In the Museum shop, you peruse the books and see a stack of copies of El perfume de bergamota next to Tariq Ali’s In the Shadow of the Pomegranate Tree. You ask the sales lady for other recommendations since you’ve read Tariq Ali’s and translating Gaston Morata’s book. She seemed surprised and hands you a bilingual copy of Ibn Zaydun’s Casidas Selectas in Spanish and Arabic. This will be good practice you smile and she gives you Antonio Gala’s El Manuscrito Carmesi (1990) that is a fictional memoir written in the first person as Boabdil – the last Nasrid caliph – fleeing Granada from the Christians to find refuge in Fez, Morocco, where he will die alone. You will walk out with your books, past the hordes of tourists, down a different long winding road in the shade of big branches with bright green leaves creating a cool tunnel of trees on either side. On either side of the asphalt road, there are little water canals that flow down towards the Darro River. 

Granada shaded slope. Photo: Stuart Reigeluth.

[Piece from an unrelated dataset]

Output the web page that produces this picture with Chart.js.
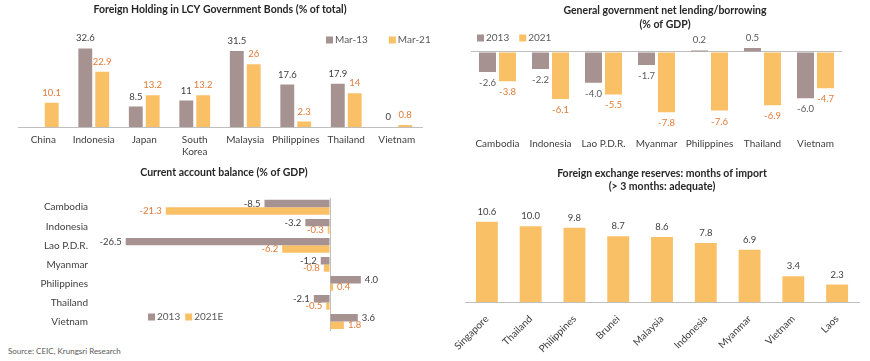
<!DOCTYPE html>
<html>
<head>
<meta charset="utf-8">
<script src="https://cdn.jsdelivr.net/npm/chart.js@4.4.1/dist/chart.umd.min.js"></script>
<style>
  html, body { margin: 0; padding: 0; background: #fff; }
  body { width: 870px; height: 361px; position: relative; overflow: hidden; }
  .panel { position: absolute; }
  #source { position: absolute; left: 8px; top: 346px; font: 8px Lato, sans-serif; color: #595959; }
</style>
</head>
<body>
<div class="panel" style="left:0;top:0;width:435px;height:160px"><canvas id="bondChart"></canvas></div>
<div class="panel" style="left:435px;top:0;width:435px;height:160px"><canvas id="fiscalChart"></canvas></div>
<div class="panel" style="left:0;top:160px;width:448px;height:180px"><canvas id="currentChart"></canvas></div>
<div class="panel" style="left:435px;top:160px;width:435px;height:201px"><canvas id="reserveChart"></canvas></div>
<div id="source">Source: CEIC, Krungsri Research</div>
<script>
const bondCountries = ['China', 'Indonesia', 'Japan', ['South', 'Korea'], 'Malaysia', 'Philippines', 'Thailand', 'Vietnam'];
const bondMar13 = [null, 32.6, 8.5, 11, 31.5, 17.6, 17.9, 0];
const bondMar21 = [10.1, 22.9, 13.2, 13.2, 26, 2.3, 14, 0.8];

const fiscalCountries = ['Cambodia', 'Indonesia', 'Lao P.D.R.', 'Myanmar', 'Philippines', 'Thailand', 'Vietnam'];
const fiscal2013 = [-2.6, -2.2, -4.0, -1.7, 0.2, 0.5, -6.0];
const fiscal2021 = [-3.8, -6.1, -5.5, -7.8, -7.6, -6.9, -4.7];

const currentCountries = ['Cambodia', 'Indonesia', 'Lao P.D.R.', 'Myanmar', 'Philippines', 'Thailand', 'Vietnam'];
const current2013 = [-8.5, -3.2, -26.5, -1.2, 4.0, -2.1, 3.6];
const current2021E = [-21.3, -0.3, -6.2, -0.8, 0.4, -0.5, 1.8];

const reserveCountries = ['Singapore', 'Thailand', 'Philippines', 'Brunei', 'Malaysia', 'Indonesia', 'Myanmar', 'Vietnam', 'Laos'];
const reserveMonths = [10.6, 10.0, 9.8, 8.7, 8.6, 7.8, 6.9, 3.4, 2.3];

const FONT = 'Lato, sans-serif';
const GREY = '#A69290';
const ORANGE = '#FAC066';
const ORANGE_TEXT = '#E07B39';
const TEXT = '#404040';
const AXIS = '#BFBFBF';

Chart.defaults.font.family = FONT;
Chart.defaults.color = TEXT;
Chart.defaults.animation = false;

// value labels drawn next to the end of each bar
const valueLabels = {
  id: 'valueLabels',
  afterDatasetsDraw(chart, args, opts) {
    const ctx = chart.ctx;
    const horizontal = chart.options.indexAxis === 'y';
    ctx.save();
    ctx.font = `${opts.size || 9.5}px ${FONT}`;
    ctx.textBaseline = 'middle';
    chart.data.datasets.forEach((ds, i) => {
      const meta = chart.getDatasetMeta(i);
      meta.data.forEach((bar, j) => {
        const v = ds.data[j];
        if (v === null || v === undefined) return;
        const text = opts.decimals === undefined ? String(v) : v.toFixed(opts.decimals);
        ctx.fillStyle = ds.labelColor || TEXT;
        if (horizontal) {
          ctx.textAlign = v < 0 ? 'right' : 'left';
          ctx.fillText(text, bar.x + (v < 0 ? -4 : 4), bar.y);
        } else {
          ctx.textAlign = 'center';
          ctx.fillText(text, bar.x, bar.y + (v < 0 ? 11 : -10));
        }
      });
    });
    ctx.restore();
  }
};

// small square legend placed inside the canvas
const boxLegend = {
  id: 'boxLegend',
  afterDraw(chart, args, opts) {
    if (opts.x === undefined) return;
    const ctx = chart.ctx;
    ctx.save();
    ctx.font = `10px ${FONT}`;
    ctx.textBaseline = 'middle';
    ctx.textAlign = 'left';
    let x = opts.x;
    chart.data.datasets.forEach(ds => {
      ctx.fillStyle = ds.backgroundColor;
      ctx.fillRect(x, opts.y - 3.5, 7, 7);
      ctx.fillStyle = '#595959';
      ctx.fillText(ds.label, x + 9, opts.y);
      x += 9 + ctx.measureText(ds.label).width + opts.gap;
    });
    ctx.restore();
  }
};

function titleOpts(text, top, bottom, lineHeight) {
  return {
    display: true,
    text,
    color: '#262626',
    font: { size: 10.5, weight: 'bold', family: FONT, lineHeight },
    padding: { top, bottom }
  };
}

new Chart(document.getElementById('bondChart'), {
  type: 'bar',
  data: {
    labels: bondCountries,
    datasets: [
      { label: 'Mar-13', data: bondMar13, backgroundColor: GREY, labelColor: TEXT,
        barPercentage: 0.82, categoryPercentage: 0.67 },
      { label: 'Mar-21', data: bondMar21, backgroundColor: ORANGE, labelColor: ORANGE_TEXT,
        barPercentage: 0.82, categoryPercentage: 0.67 }
    ]
  },
  options: {
    responsive: true,
    maintainAspectRatio: false,
    layout: { padding: { left: 18, right: 13, top: 0, bottom: 0 } },
    scales: {
      x: {
        grid: { display: false, drawTicks: false },
        border: { display: true, color: AXIS },
        ticks: { padding: 7, maxRotation: 0, autoSkip: false, font: { size: 10 } },
        afterFit: s => { s.height = 33; }
      },
      y: { display: false, min: 0, max: 35 }
    },
    plugins: {
      legend: { display: false },
      tooltip: { enabled: false },
      title: titleOpts('Foreign Holding in LCY Government Bonds (% of total)', 3.2, 25.8, 1.3),
      valueLabels: {},
      boxLegend: { x: 326, y: 40, gap: 21 }
    }
  },
  plugins: [valueLabels, boxLegend]
});

new Chart(document.getElementById('fiscalChart'), {
  type: 'bar',
  data: {
    labels: fiscalCountries,
    datasets: [
      { label: '2013', data: fiscal2013, backgroundColor: GREY, labelColor: '#595959',
        barPercentage: 0.85, categoryPercentage: 0.755 },
      { label: '2021', data: fiscal2021, backgroundColor: ORANGE, labelColor: ORANGE_TEXT,
        barPercentage: 0.85, categoryPercentage: 0.755 }
    ]
  },
  options: {
    responsive: true,
    maintainAspectRatio: false,
    layout: { padding: { left: 36, right: 11, top: 0, bottom: 8.6 } },
    scales: {
      x: {
        grid: { display: false, drawTicks: false },
        border: { display: false },
        ticks: { padding: 16.3, maxRotation: 0, autoSkip: false, font: { size: 10 } },
        afterFit: s => { s.height = 30; }
      },
      y: {
        position: 'right',
        min: -9,
        max: 1,
        ticks: { display: false, stepSize: 1 },
        border: { display: false },
        grid: {
          drawTicks: false,
          color: ctx => (ctx.tick && ctx.tick.value === 0 ? AXIS : 'rgba(0,0,0,0)')
        },
        afterFit: s => { s.width = 17; }
      }
    },
    plugins: {
      legend: { display: false },
      tooltip: { enabled: false },
      title: titleOpts(['General government net lending/borrowing', '(% of GDP)'], 4.2, 12.7, 1.3),
      valueLabels: { decimals: 1 },
      boxLegend: { x: 42, y: 38, gap: 10 }
    }
  },
  plugins: [valueLabels, boxLegend]
});

new Chart(document.getElementById('currentChart'), {
  type: 'bar',
  data: {
    labels: currentCountries,
    datasets: [
      { label: '2013', data: current2013, backgroundColor: GREY, labelColor: TEXT,
        barPercentage: 1, categoryPercentage: 0.78 },
      { label: '2021E', data: current2021E, backgroundColor: ORANGE, labelColor: ORANGE_TEXT,
        barPercentage: 1, categoryPercentage: 0.78 }
    ]
  },
  options: {
    indexAxis: 'y',
    responsive: true,
    maintainAspectRatio: false,
    layout: { padding: { left: 0, right: 0, top: 0, bottom: 8.4 } },
    scales: {
      x: {
        min: -31,
        max: 15.3,
        ticks: { display: false, stepSize: 1 },
        border: { display: false },
        grid: {
          drawTicks: false,
          color: ctx => (ctx.tick && ctx.tick.value === 0 ? AXIS : 'rgba(0,0,0,0)')
        },
        afterFit: s => { s.height = 0; }
      },
      y: {
        grid: { display: false, drawTicks: false },
        border: { display: false },
        ticks: { padding: 3, autoSkip: false, font: { size: 10 } },
        afterFit: s => { s.width = 91; }
      }
    },
    plugins: {
      legend: { display: false },
      tooltip: { enabled: false },
      title: titleOpts('Current account balance (% of GDP)', 6.2, 17.9, 1.3),
      valueLabels: { decimals: 1 },
      boxLegend: { x: 148, y: 157, gap: 5 }
    }
  },
  plugins: [valueLabels, boxLegend]
});

new Chart(document.getElementById('reserveChart'), {
  type: 'bar',
  data: {
    labels: reserveCountries,
    datasets: [
      { label: 'Months of import', data: reserveMonths, backgroundColor: ORANGE, labelColor: TEXT,
        barPercentage: 0.5, categoryPercentage: 1 }
    ]
  },
  options: {
    responsive: true,
    maintainAspectRatio: false,
    layout: { padding: { left: 30, right: 11, top: 0, bottom: 0 } },
    scales: {
      x: {
        grid: { display: false, drawTicks: false },
        border: { display: true, color: AXIS },
        ticks: { padding: 11, minRotation: 45, maxRotation: 45, autoSkip: false, font: { size: 10 } },
        afterFit: s => { s.height = 59; }
      },
      y: { display: false, min: 0, max: 12 }
    },
    plugins: {
      legend: { display: false },
      tooltip: { enabled: false },
      title: titleOpts(['Foreign exchange reserves: months of import', '(> 3 months: adequate)'], 7.7, 18.3, 1.2),
      valueLabels: { decimals: 1 }
    }
  },
  plugins: [valueLabels]
});
</script>
</body>
</html>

In your flight back north, you will plow through the El manuscrito carmesi and you will realize that the central role of the maristan in medieval society is no fabrication of the mind but rather a reality that has been passed on through the generations so that contemporary 20th century writers like Antonio Gala use the term easily, almost flippantly, in this case in the words of the old gardener (former military soldier) who is explaining who much work he has to do in the Alhambra garden during Boabdil’s last reign: 

“En junio y julio pasan tantas cosas que no podria enumerartelas aunque no callase en mi vida. Hay tanto por hacer, que nos volvemos tarumba y nos tienen que llevar al maristan; la siega y la trilla son una siesta, no te digo mas.”

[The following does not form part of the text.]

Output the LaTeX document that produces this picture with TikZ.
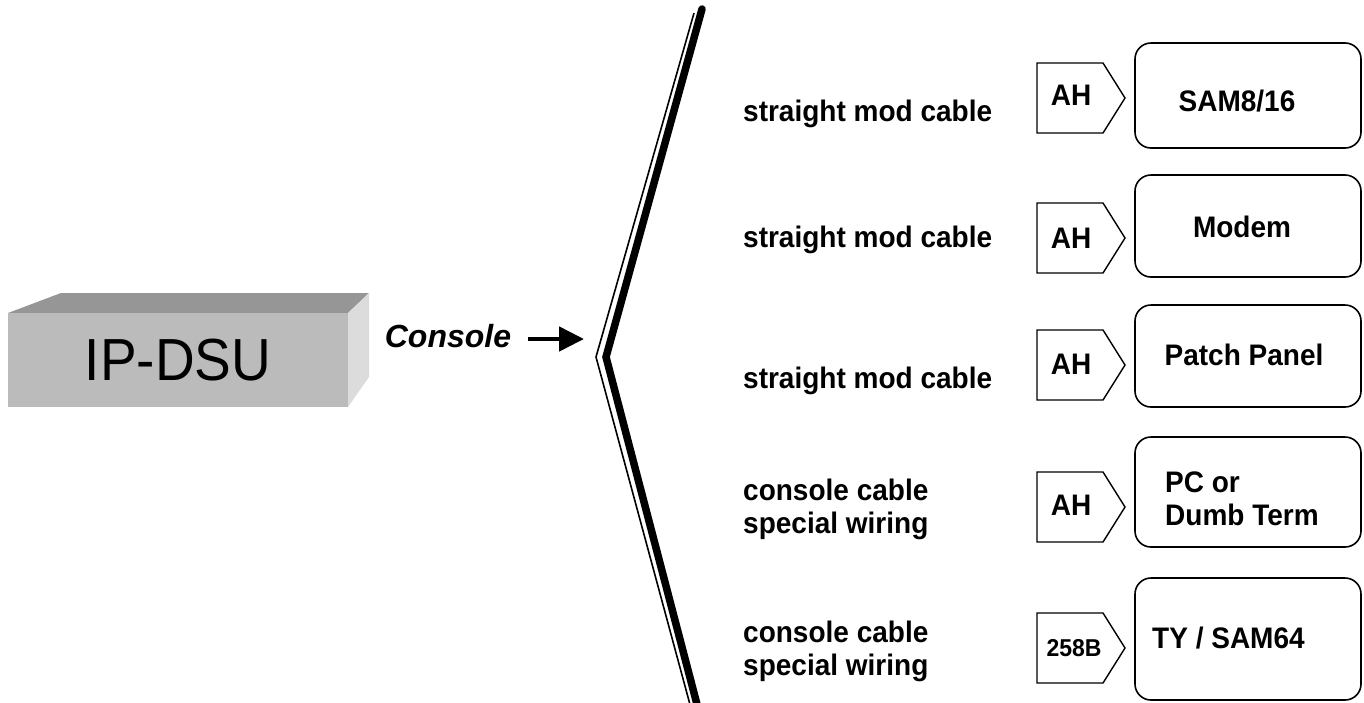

In June and July, so many things happen that I could not list them all even if it were never quiet again in my life. There is so much to do that we go loopy and they have to take us to the maristan; the harvest and the threshing are a siesta, I can’t tell you more.

Antonio Gala, El manuscrito carmesí, Barcelona: Editorial Planeta 2023, 1990, pp. 57-58.

‘Take us to the maristan’ – a common reference for the madhouse or mental asylum where the disturbed go to get some rest and balance with the treatment of water and shade and music. In Cairo, there is a neighborhood that is known as the maristan and if you say something that is a bit ‘crazy’ or off beat people will tell you jokingly to ‘go visit the maristan’. That’s where you are headed on this journey: to go visit some more maristans around the Mediterranean!